In questo modo Sledgehammer ha dato un nuovo ritmo a tutta la campagna, più lento e faticoso, nel quale rimanere sempre nascosti dietro un riparo e vicini ai propri compagni. A meno di voler rimanere senza munizioni e circondati dai nemici.
Quindi l’idea di ricreare un war movie interattivo può considerarsi riuscita malgrado alcune lacune che rischiano di minarne la credibilità. Si tratta però di elementi che seppur poco rifiniti non intaccano la fruizione di un single player che si piazza, nel complesso, tra i migliori della saga.
Da non dimenticare la modalità nazi zombies che è fatta molto bene e non fa di certo rimpiangere quella dei precedenti, soprattutto quella del buon World at War.
Dimenticate i vecchi Call of Duty futuristici che avevano fatto perdere allo sparatutto più famoso del mondo quel sapore che lo rendeva il migliore. Con questo capitolo si è riportato alle origini tornando di nuovo quello di un tempo.
E il Multiplayer ?
Il comparto multiplayer di WWII è estremamente solido e, cosa più importante, completo: il gameplay praticamente perfetto viene esaltato da un ecosistema di attività ricco di opzioni, sempre stimolanti. Specializzarsi in una Divisione, prestigiare, portare a termine gli Ordini, ottenere tutte le armi speciali.
Ci sono davvero molte cose da fare e siamo sicuri che se i player più hardcore saranno ben incentivati, i neofiti lo saranno ancora di più, trovandosi di fronte a un FPS che prova a migliorarsi aggiungendo contenuti e alternative.

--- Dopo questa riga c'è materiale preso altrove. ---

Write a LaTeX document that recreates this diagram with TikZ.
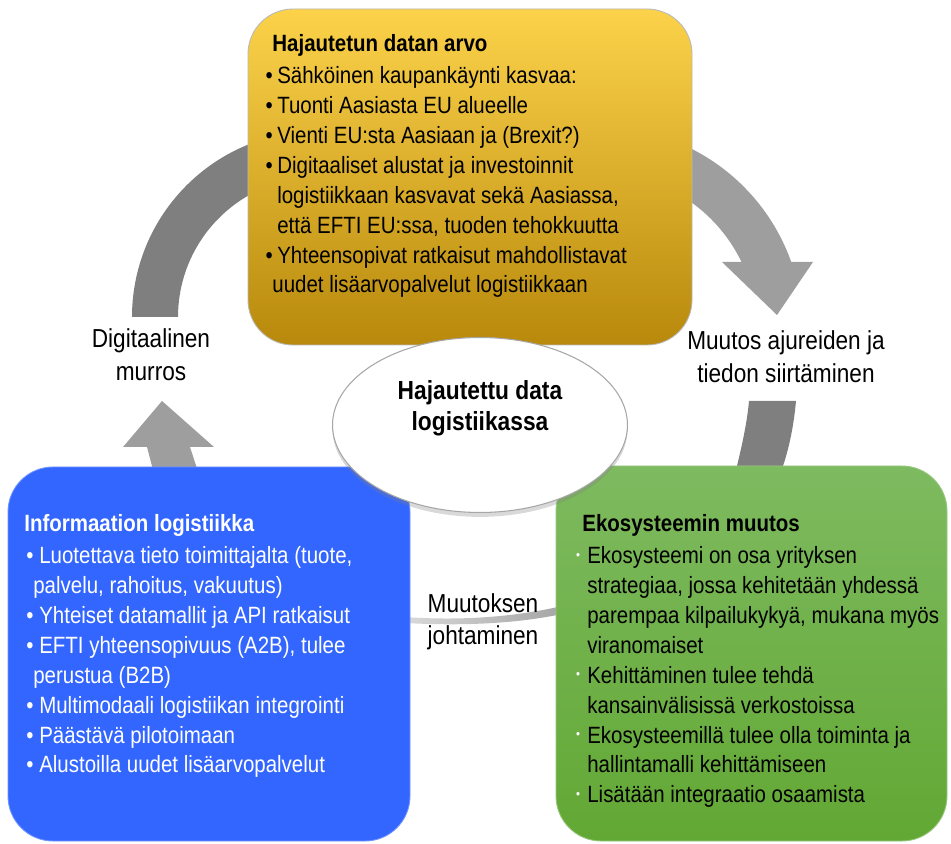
\documentclass[tikz,border=0pt]{standalone}
\usepackage{fontspec}
\setmainfont{Liberation Sans}[FakeStretch=0.87]
\usepackage{graphicx}
\usetikzlibrary{shapes.geometric,shadows}

\definecolor{goldtop}{RGB}{252,210,74}
\definecolor{goldbot}{RGB}{184,137,12}
\definecolor{infoblue}{RGB}{51,102,255}
\definecolor{greentop}{RGB}{126,186,96}
\definecolor{greenbot}{RGB}{98,168,52}
\definecolor{banddark}{RGB}{127,127,127}
\definecolor{bandlight}{RGB}{158,158,158}
\definecolor{boxline}{RGB}{185,185,185}

% bullets: a plain one and a small one for the green panel
\newcommand\itembul{\makebox[5.1pt][l]{\hspace*{-1.6pt}•}}
\newcommand\itembulB{\makebox[5.7pt][l]{\hspace*{-1.6pt}•}}
\newcommand\smallbul{\makebox[5.1pt][l]{\hspace*{-1.2pt}\raisebox{0.35ex}{\scalebox{0.55}{\textcolor{white}{•}}}}}

\tikzset{
  panel/.style={rounded corners=0.9cm, draw=boxline, line width=0.5pt},
  paneltext/.style={anchor=base west, inner sep=0pt, font=\fontsize{13.4}{17}\selectfont},
  cyclelabel/.style={anchor=base, inner sep=0pt, font=\fontsize{14.8}{18.5}\selectfont},
}

\begin{document}
\begin{tikzpicture}[x=0.02cm, y=0.02cm]
\useasboundingbox (0,0) rectangle (951,843);

% ---- cycle arrows (behind the panels) ----
% upper left band, ends flat above the label
\fill[banddark] (132,526) arc[start angle=180, end angle=100, radius=3.72cm]
  -- ({318+140*cos(100)},{526+140*sin(100)})
  arc[start angle=100, end angle=180, radius=2.8cm] -- cycle;
% lower left arrow pointing up
\fill[bandlight] (147,396) -- (123,396) -- (162,442) -- (214,396) -- (190,396)
  -- (205,350) -- (159,350) -- cycle;
% upper right curved arrow with head
\fill[bandlight] ({600+203*cos(70)},{513+203*sin(70)})
  arc[start angle=70, end angle=19.6, radius=4.06cm]
  -- (813,581) -- (777,528) -- (722,581)
  -- ({600+157*cos(25.7)},{513+157*sin(25.7)})
  arc[start angle=25.7, end angle=70, radius=3.14cm] -- cycle;
% lower right stub
\fill[banddark] (749,442) -- (796,442)
  .. controls (794,420) and (790,398) .. (783,377) -- (775,350) -- (727,350)
  -- (737,377) .. controls (742,398) and (747,420) .. (749,442) -- cycle;
% thin arc between the lower panels
\shade[left color=gray!30, right color=gray!70]
  (405,226) .. controls (460,222) and (515,226) .. (562,237)
  -- (562,229) .. controls (515,219) and (460,217) .. (405,220) -- cycle;

% ---- panels ----
\path[panel, top color=goldtop, bottom color=goldbot] (248,498) rectangle (692,834);
\path[panel, fill=infoblue, draw=infoblue!70!white] (8,2) rectangle (410,376);
\path[panel, top color=greentop, bottom color=greenbot, draw=greentop!80!white] (556,2) rectangle (947,377);

% ---- hub ellipse ----
\node[ellipse, draw=gray!70, line width=0.6pt, fill=white, minimum width=5.9cm, minimum height=3.5cm,
      drop shadow={shadow xshift=0pt, shadow yshift=-2.5pt, opacity=0.3}] (hub) at (480,418) {};
\node[anchor=base, inner sep=0pt, font=\bfseries\fontsize{14.9}{17.5}\selectfont] (hubtext) at (480,443)
  {\begin{tabular}[t]{@{}c@{}}Hajautettu data\\logistiikassa\end{tabular}};

% ---- panel texts ----
\node[paneltext] (valuetext) at (268,791) {\begin{tabular}[t]{@{}l@{}}
\hspace*{2.3pt}\textbf{Hajautetun datan arvo}\\[1.1pt]
\itembul Sähköinen kaupankäynti kasvaa:\\
\itembul Tuonti Aasiasta EU alueelle\\
\itembul Vienti EU:sta Aasiaan ja (Brexit?)\\
\itembul Digitaaliset alustat ja investoinnit\\
\hspace*{5.1pt}logistiikkaan kasvavat sekä Aasiassa,\\
\hspace*{5.1pt}että EFTI EU:ssa, tuoden tehokkuutta\\
\itembul Yhteensopivat ratkaisut mahdollistavat\\
\hspace*{2.3pt}uudet lisäarvopalvelut logistiikkaan
\end{tabular}};

\node[paneltext, text=white] (infotext) at (24,311) {\begin{tabular}[t]{@{}l@{}}
\textbf{Informaation logistiikka}\\[1.1pt]
\hspace*{2.8pt}\itembulB Luotettava tieto toimittajalta (tuote,\\
\hspace*{5.1pt}palvelu, rahoitus, vakuutus)\\
\hspace*{2.8pt}\itembulB Yhteiset datamallit ja API ratkaisut\\
\hspace*{2.8pt}\itembulB EFTI yhteensopivuus (A2B), tulee\\
\hspace*{5.1pt}perustua (B2B)\\
\hspace*{2.8pt}\itembulB Multimodaali logistiikan integrointi\\
\hspace*{2.8pt}\itembulB Päästävä pilotoimaan\\
\hspace*{2.8pt}\itembulB Alustoilla uudet lisäarvopalvelut
\end{tabular}};

\node[paneltext] (ecotext) at (578,311) {\begin{tabular}[t]{@{}l@{}}
\hspace*{2.3pt}\textbf{Ekosysteemin muutos}\\[1.1pt]
\smallbul Ekosysteemi on osa yrityksen\\
\hspace*{5.1pt}strategiaa, jossa kehitetään yhdessä\\
\hspace*{5.1pt}parempaa kilpailukykyä, mukana myös\\
\hspace*{5.1pt}viranomaiset\\
\smallbul Kehittäminen tulee tehdä\\
\hspace*{5.1pt}kansainvälisissä verkostoissa\\
\smallbul Ekosysteemillä tulee olla toiminta ja\\
\hspace*{5.1pt}hallintamalli kehittämiseen\\
\smallbul Lisätään integraatio osaamista
\end{tabular}};

% ---- labels on the cycle ----
\node[cyclelabel] (digilabel) at (151,495)
  {\begin{tabular}[t]{@{}c@{}}Digitaalinen\\murros\end{tabular}};
\node[cyclelabel] (drivelabel) at (786,493)
  {\begin{tabular}[t]{@{}c@{}}Muutos ajureiden ja\\tiedon siirtäminen\end{tabular}};
\node[cyclelabel] (leadlabel) at (483,231)
  {\begin{tabular}[t]{@{}c@{}}Muutoksen\\johtaminen\end{tabular}};
\end{tikzpicture}
\end{document}
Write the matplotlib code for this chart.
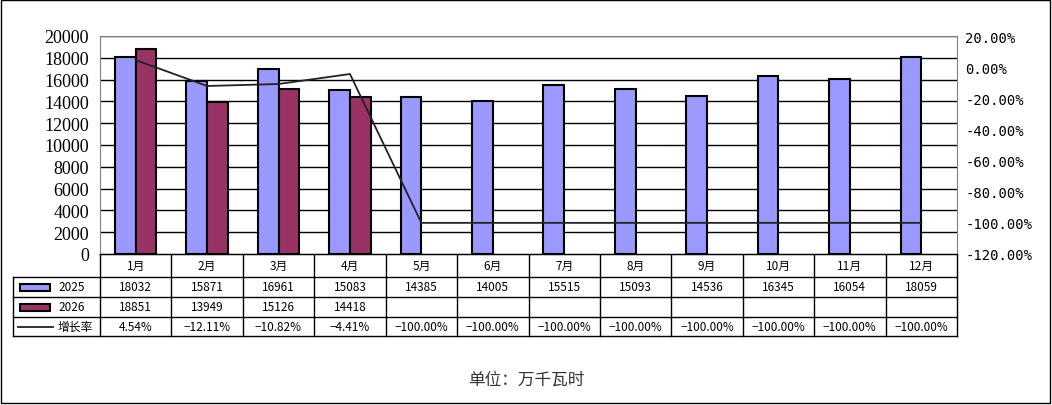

Fiore all’occhiello è certamente la modalità Guerra, che al contrario del classico PvP, caratterizzato da una forte anima competitiva (sia nel gameplay, che nel level design) suggerisce un approccio più scanzonato e cooperativo.
Prendendo spunto da Rush della serie Battlefield, War Mode divide i team in attaccanti e difensori, con i primi che non dovranno solo conquistare il punto A, B o C, bensì saranno chiamati a svolgere obbiettivi dinamici che variano sempre, di mappa in mappa.